Gianpiero Tozzi

Personal information
- Date of birth: 1 June 1994 (age 30)
- Place of birth: Rome, Italy
- Position(s): Forward

Team information
- Current team: Aprilia

Youth career
- 0000–2013: Parma

Senior career*
- Years: Team / Apps / (Gls)
- 2013–2014: Parma / 0 / (0)
- 2013: → Foligno (loan) / 4 / (0)
- 2013–2014: → Nocerina (loan) / 0 / (0)
- 2014: Lamezia / 4 / (0)
- 2014–: Aprilia / 0 / (0)

= Gianpiero Tozzi =

Italian footballer

Gianpiero Tozzi (born 1 June 1994) is an Italian footballer who plays for Italian Serie D club Aprilia.

==Biography==
Born in Rome, capital of Italy, Tozzi started his career at Parma F.C. On 1 February 2013 he was signed by Foligno.
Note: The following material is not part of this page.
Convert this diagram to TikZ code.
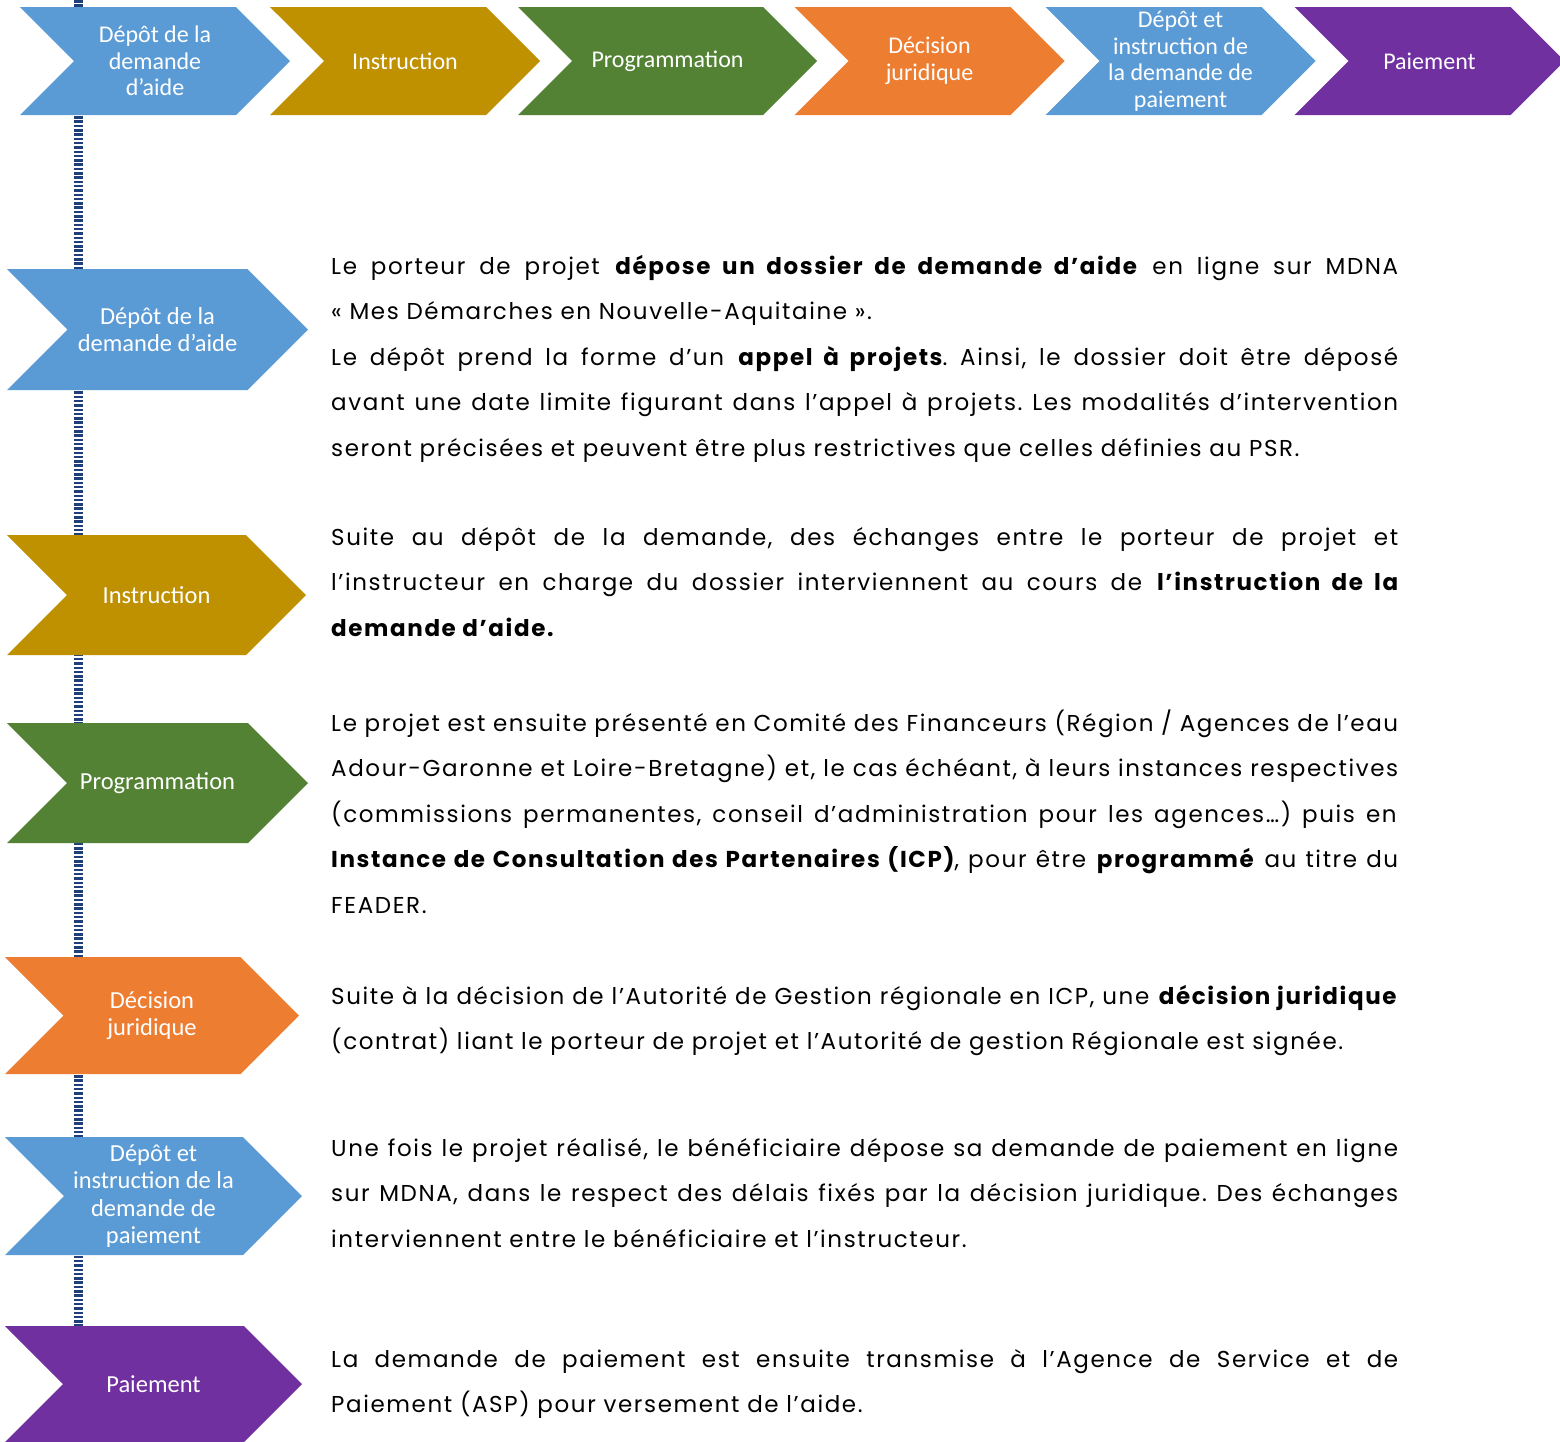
\documentclass[tikz,border=0pt]{standalone}
\usepackage{fontspec}
\setmainfont{Poppins}[LetterSpace=7, WordSpace={1,1,1.6}]
\newfontfamily\labelfont{Carlito}
\usepackage{xcolor}
\usetikzlibrary{shapes.symbols,positioning}

\definecolor{stepblue}{RGB}{91,155,213}
\definecolor{stepgold}{RGB}{191,144,0}
\definecolor{stepgreen}{RGB}{84,130,53}
\definecolor{steporange}{RGB}{237,125,49}
\definecolor{steppurple}{RGB}{112,48,160}
\definecolor{spinenavy}{RGB}{31,63,122}

\newcommand\nohyph{\hyphenpenalty=10000\relax\exhyphenpenalty=10000\relax\frenchspacing}

\tikzset{
  chev/.style={signal, signal from=west, signal to=east, signal pointer angle=90,
    inner sep=0pt, text=white, align=center},
  topchev/.style={chev, minimum width=270pt, minimum height=108pt,
    font=\labelfont\fontsize{24}{26.5}\selectfont},
  sidechev/.style={chev, minimum width=299pt, minimum height=120pt,
    font=\labelfont\fontsize{24.5}{27.2}\selectfont},
  para/.style={anchor=base west, inner sep=0pt, text width=1067pt, align=justify,
    font=\fontsize{23}{45.5}\selectfont\nohyph},
  spine/.style={draw=spinenavy, line width=9pt, dash pattern=on 2.5pt off 1.8pt}
}

\begin{document}
\begin{tikzpicture}[x=1pt, y=-1pt, on grid]
  \useasboundingbox (0,0) rectangle (1560,1441);

  % dotted spine behind the steps
  \coordinate (spinetop) at (78,0);
  \coordinate (spinebot) at (78,1441);
  \draw[spine] (spinetop) -- (spinebot);

  % top row
  \node[topchev, fill=stepblue] (t1) at (155,61) {Dépôt de la\\demande\\d’aide};
  \node[topchev, fill=stepgold, right=250pt of t1] (t2) {Instruction};
  \node[topchev, fill=stepgreen, minimum width=299pt, right=262.5pt of t2] (t3) {Programmation};
  \node[topchev, fill=steporange, right=262pt of t3] (t4) {Décision\\juridique};
  \node[topchev, fill=stepblue, right=251pt of t4] (t5) {Dépôt et\\instruction de\\la demande de\\paiement};
  \node[topchev, fill=steppurple, right=249pt of t5] (t6) {Paiement};

  % left column
  \node[sidechev, fill=stepblue, minimum width=301pt, minimum height=121pt] (s1) at (157.5,329.5) {Dépôt de la\\demande d’aide};
  \node[sidechev, fill=stepgold] (s2) at (156.5,595) {Instruction};
  \node[sidechev, fill=stepgreen, minimum width=301pt] (s3) at (157.5,783) {Programmation};
  \node[sidechev, fill=steporange, minimum width=294pt, minimum height=117pt] (s4) at (152,1015.5) {Décision\\juridique};
  \node[sidechev, fill=stepblue, minimum width=297pt, minimum height=118pt] (s5) at (153.5,1196) {Dépôt et\\instruction de la\\demande de\\paiement};
  \node[sidechev, fill=steppurple, minimum width=297pt, minimum height=116pt] (s6) at (153.5,1384) {Paiement};

  % texts
  \node[para] (p1) at (331,274) {Le porteur de projet \textbf{dépose un dossier de demande d’aide} en ligne sur MDNA\linebreak
    « Mes Démarches en Nouvelle-Aquitaine ».\\
    Le dépôt prend la forme d’un \textbf{appel à projets}. Ainsi, le dossier doit être déposé\linebreak
    avant une date limite figurant dans l’appel à projets. Les modalités d’intervention\linebreak
    seront précisées et peuvent être plus restrictives que celles définies au PSR.};
  \node[para] (p2) at (331,545) {Suite au dépôt de la demande, des échanges entre le porteur de projet et\linebreak
    l’instructeur en charge du dossier interviennent au cours de \textbf{l’instruction de la\linebreak
    demande d’aide.}};
  \node[para] (p3) at (331,731) {Le projet est ensuite présenté en Comité des Financeurs (Région / Agences de l’eau\linebreak
    Adour-Garonne et Loire-Bretagne) et, le cas échéant, à leurs instances respectives\linebreak
    (commissions permanentes, conseil d’administration pour les agences…) puis en\linebreak
    \textbf{Instance de Consultation des Partenaires (ICP)}, pour être \textbf{programmé} au titre du\linebreak
    FEADER.};
  \node[para] (p4) at (331,1004) {Suite à la décision de l’Autorité de Gestion régionale en ICP, une \textbf{décision juridique}\linebreak
    (contrat) liant le porteur de projet et l’Autorité de gestion Régionale est signée.};
  \node[para] (p5) at (331,1156) {Une fois le projet réalisé, le bénéficiaire dépose sa demande de paiement en ligne\linebreak
    sur MDNA, dans le respect des délais fixés par la décision juridique. Des échanges\linebreak
    interviennent entre le bénéficiaire et l’instructeur.};
  \node[para] (p6) at (331,1367) {La demande de paiement est ensuite transmise à l’Agence de Service et de\linebreak
    Paiement (ASP) pour versement de l’aide.};
\end{tikzpicture}
\end{document}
In summer 2013, he left for Nocerina, along with Parma "team-mate" Carlo Crialese and Raffaele Rosato. After the club was expelled from the league, Tozzi was signed by Lamezia along with Giovanbattista Catalano on 23 January 2014.

In summer 2014 Tozzi left for Serie D club Aprilia.